[BEGIN DATA PROVIDED]
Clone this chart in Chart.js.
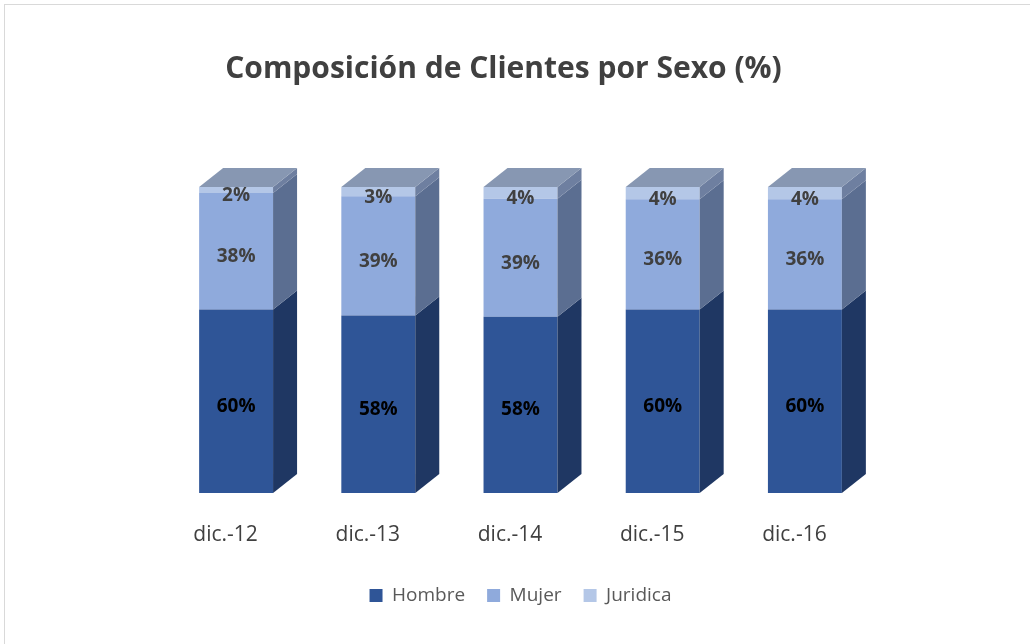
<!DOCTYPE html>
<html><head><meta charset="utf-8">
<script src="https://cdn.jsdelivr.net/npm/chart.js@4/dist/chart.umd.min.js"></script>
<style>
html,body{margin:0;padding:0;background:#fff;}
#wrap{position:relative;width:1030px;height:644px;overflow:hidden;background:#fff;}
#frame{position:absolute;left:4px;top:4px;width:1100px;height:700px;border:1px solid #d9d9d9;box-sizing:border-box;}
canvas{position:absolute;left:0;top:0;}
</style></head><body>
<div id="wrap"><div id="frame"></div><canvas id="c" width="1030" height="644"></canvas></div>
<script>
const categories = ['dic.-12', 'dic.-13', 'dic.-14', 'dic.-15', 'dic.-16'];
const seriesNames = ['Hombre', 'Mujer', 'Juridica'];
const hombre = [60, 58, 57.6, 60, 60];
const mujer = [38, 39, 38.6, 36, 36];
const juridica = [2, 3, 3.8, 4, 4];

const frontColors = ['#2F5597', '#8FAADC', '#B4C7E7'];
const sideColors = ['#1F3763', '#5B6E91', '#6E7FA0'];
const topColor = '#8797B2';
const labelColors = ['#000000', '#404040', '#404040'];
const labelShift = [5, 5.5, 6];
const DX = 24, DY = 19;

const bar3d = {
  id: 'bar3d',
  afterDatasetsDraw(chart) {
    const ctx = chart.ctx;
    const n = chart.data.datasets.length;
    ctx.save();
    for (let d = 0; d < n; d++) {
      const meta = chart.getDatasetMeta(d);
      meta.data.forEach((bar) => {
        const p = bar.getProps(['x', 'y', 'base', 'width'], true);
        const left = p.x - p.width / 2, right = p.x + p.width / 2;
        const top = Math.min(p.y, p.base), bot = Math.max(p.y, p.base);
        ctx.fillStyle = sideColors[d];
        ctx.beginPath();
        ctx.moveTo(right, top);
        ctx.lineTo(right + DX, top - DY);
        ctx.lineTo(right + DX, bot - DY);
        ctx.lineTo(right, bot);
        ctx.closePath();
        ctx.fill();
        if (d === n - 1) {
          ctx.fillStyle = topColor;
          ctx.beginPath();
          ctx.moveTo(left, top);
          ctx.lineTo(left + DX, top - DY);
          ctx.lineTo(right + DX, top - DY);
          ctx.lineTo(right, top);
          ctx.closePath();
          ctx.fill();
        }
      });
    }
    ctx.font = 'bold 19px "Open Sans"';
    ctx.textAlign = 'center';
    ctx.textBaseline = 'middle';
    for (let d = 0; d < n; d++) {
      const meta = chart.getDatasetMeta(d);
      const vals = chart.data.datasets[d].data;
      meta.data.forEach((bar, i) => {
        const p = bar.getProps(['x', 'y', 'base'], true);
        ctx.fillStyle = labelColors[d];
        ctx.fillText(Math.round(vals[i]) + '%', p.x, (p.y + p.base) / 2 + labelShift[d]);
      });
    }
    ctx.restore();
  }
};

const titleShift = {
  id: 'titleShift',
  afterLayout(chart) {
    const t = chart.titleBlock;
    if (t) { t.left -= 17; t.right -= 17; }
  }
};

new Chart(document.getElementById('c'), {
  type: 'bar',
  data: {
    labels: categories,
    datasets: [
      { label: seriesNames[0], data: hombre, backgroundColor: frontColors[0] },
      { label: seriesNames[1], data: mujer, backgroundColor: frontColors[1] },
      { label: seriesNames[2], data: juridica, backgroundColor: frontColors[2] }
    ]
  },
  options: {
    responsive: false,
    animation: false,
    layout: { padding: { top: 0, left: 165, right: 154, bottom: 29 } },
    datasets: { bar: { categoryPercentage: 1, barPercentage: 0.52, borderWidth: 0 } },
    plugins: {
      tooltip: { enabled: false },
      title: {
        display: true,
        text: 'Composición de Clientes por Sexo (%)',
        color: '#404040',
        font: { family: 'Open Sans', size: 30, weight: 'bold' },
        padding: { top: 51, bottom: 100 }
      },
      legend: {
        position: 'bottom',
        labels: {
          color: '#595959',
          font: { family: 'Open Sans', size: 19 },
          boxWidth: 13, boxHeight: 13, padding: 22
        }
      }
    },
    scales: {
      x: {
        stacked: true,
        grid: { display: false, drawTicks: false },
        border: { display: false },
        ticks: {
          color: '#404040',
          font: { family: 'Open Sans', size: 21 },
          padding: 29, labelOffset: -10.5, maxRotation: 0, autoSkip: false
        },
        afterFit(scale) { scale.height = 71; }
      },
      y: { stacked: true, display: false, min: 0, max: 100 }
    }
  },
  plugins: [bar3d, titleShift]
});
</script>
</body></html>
[END DATA PROVIDED]
PROBLEM TO SOLVE: Write the listing out a second time exactly, dropping all images.

OUTPUT FOR THIS EXERCISE:
Clone this chart in Chart.js.
<!DOCTYPE html>
<html><head><meta charset="utf-8">
<script src="https://cdn.jsdelivr.net/npm/chart.js@4/dist/chart.umd.min.js"></script>
<style>
html,body{margin:0;padding:0;background:#fff;}
#wrap{position:relative;width:1030px;height:644px;overflow:hidden;background:#fff;}
#frame{position:absolute;left:4px;top:4px;width:1100px;height:700px;border:1px solid #d9d9d9;box-sizing:border-box;}
canvas{position:absolute;left:0;top:0;}
</style></head><body>
<div id="wrap"><div id="frame"></div><canvas id="c" width="1030" height="644"></canvas></div>
<script>
const categories = ['dic.-12', 'dic.-13', 'dic.-14', 'dic.-15', 'dic.-16'];
const seriesNames = ['Hombre', 'Mujer', 'Juridica'];
const hombre = [60, 58, 57.6, 60, 60];
const mujer = [38, 39, 38.6, 36, 36];
const juridica = [2, 3, 3.8, 4, 4];

const frontColors = ['#2F5597', '#8FAADC', '#B4C7E7'];
const sideColors = ['#1F3763', '#5B6E91', '#6E7FA0'];
const topColor = '#8797B2';
const labelColors = ['#000000', '#404040', '#404040'];
const labelShift = [5, 5.5, 6];
const DX = 24, DY = 19;

const bar3d = {
  id: 'bar3d',
  afterDatasetsDraw(chart) {
    const ctx = chart.ctx;
    const n = chart.data.datasets.length;
    ctx.save();
    for (let d = 0; d < n; d++) {
      const meta = chart.getDatasetMeta(d);
      meta.data.forEach((bar) => {
        const p = bar.getProps(['x', 'y', 'base', 'width'], true);
        const left = p.x - p.width / 2, right = p.x + p.width / 2;
        const top = Math.min(p.y, p.base), bot = Math.max(p.y, p.base);
        ctx.fillStyle = sideColors[d];
        ctx.beginPath();
        ctx.moveTo(right, top);
        ctx.lineTo(right + DX, top - DY);
        ctx.lineTo(right + DX, bot - DY);
        ctx.lineTo(right, bot);
        ctx.closePath();
        ctx.fill();
        if (d === n - 1) {
          ctx.fillStyle = topColor;
          ctx.beginPath();
          ctx.moveTo(left, top);
          ctx.lineTo(left + DX, top - DY);
          ctx.lineTo(right + DX, top - DY);
          ctx.lineTo(right, top);
          ctx.closePath();
          ctx.fill();
        }
      });
    }
    ctx.font = 'bold 19px "Open Sans"';
    ctx.textAlign = 'center';
    ctx.textBaseline = 'middle';
    for (let d = 0; d < n; d++) {
      const meta = chart.getDatasetMeta(d);
      const vals = chart.data.datasets[d].data;
      meta.data.forEach((bar, i) => {
        const p = bar.getProps(['x', 'y', 'base'], true);
        ctx.fillStyle = labelColors[d];
        ctx.fillText(Math.round(vals[i]) + '%', p.x, (p.y + p.base) / 2 + labelShift[d]);
      });
    }
    ctx.restore();
  }
};

const titleShift = {
  id: 'titleShift',
  afterLayout(chart) {
    const t = chart.titleBlock;
    if (t) { t.left -= 17; t.right -= 17; }
  }
};

new Chart(document.getElementById('c'), {
  type: 'bar',
  data: {
    labels: categories,
    datasets: [
      { label: seriesNames[0], data: hombre, backgroundColor: frontColors[0] },
      { label: seriesNames[1], data: mujer, backgroundColor: frontColors[1] },
      { label: seriesNames[2], data: juridica, backgroundColor: frontColors[2] }
    ]
  },
  options: {
    responsive: false,
    animation: false,
    layout: { padding: { top: 0, left: 165, right: 154, bottom: 29 } },
    datasets: { bar: { categoryPercentage: 1, barPercentage: 0.52, borderWidth: 0 } },
    plugins: {
      tooltip: { enabled: false },
      title: {
        display: true,
        text: 'Composición de Clientes por Sexo (%)',
        color: '#404040',
        font: { family: 'Open Sans', size: 30, weight: 'bold' },
        padding: { top: 51, bottom: 100 }
      },
      legend: {
        position: 'bottom',
        labels: {
          color: '#595959',
          font: { family: 'Open Sans', size: 19 },
          boxWidth: 13, boxHeight: 13, padding: 22
        }
      }
    },
    scales: {
      x: {
        stacked: true,
        grid: { display: false, drawTicks: false },
        border: { display: false },
        ticks: {
          color: '#404040',
          font: { family: 'Open Sans', size: 21 },
          padding: 29, labelOffset: -10.5, maxRotation: 0, autoSkip: false
        },
        afterFit(scale) { scale.height = 71; }
      },
      y: { stacked: true, display: false, min: 0, max: 100 }
    }
  },
  plugins: [bar3d, titleShift]
});
</script>
</body></html>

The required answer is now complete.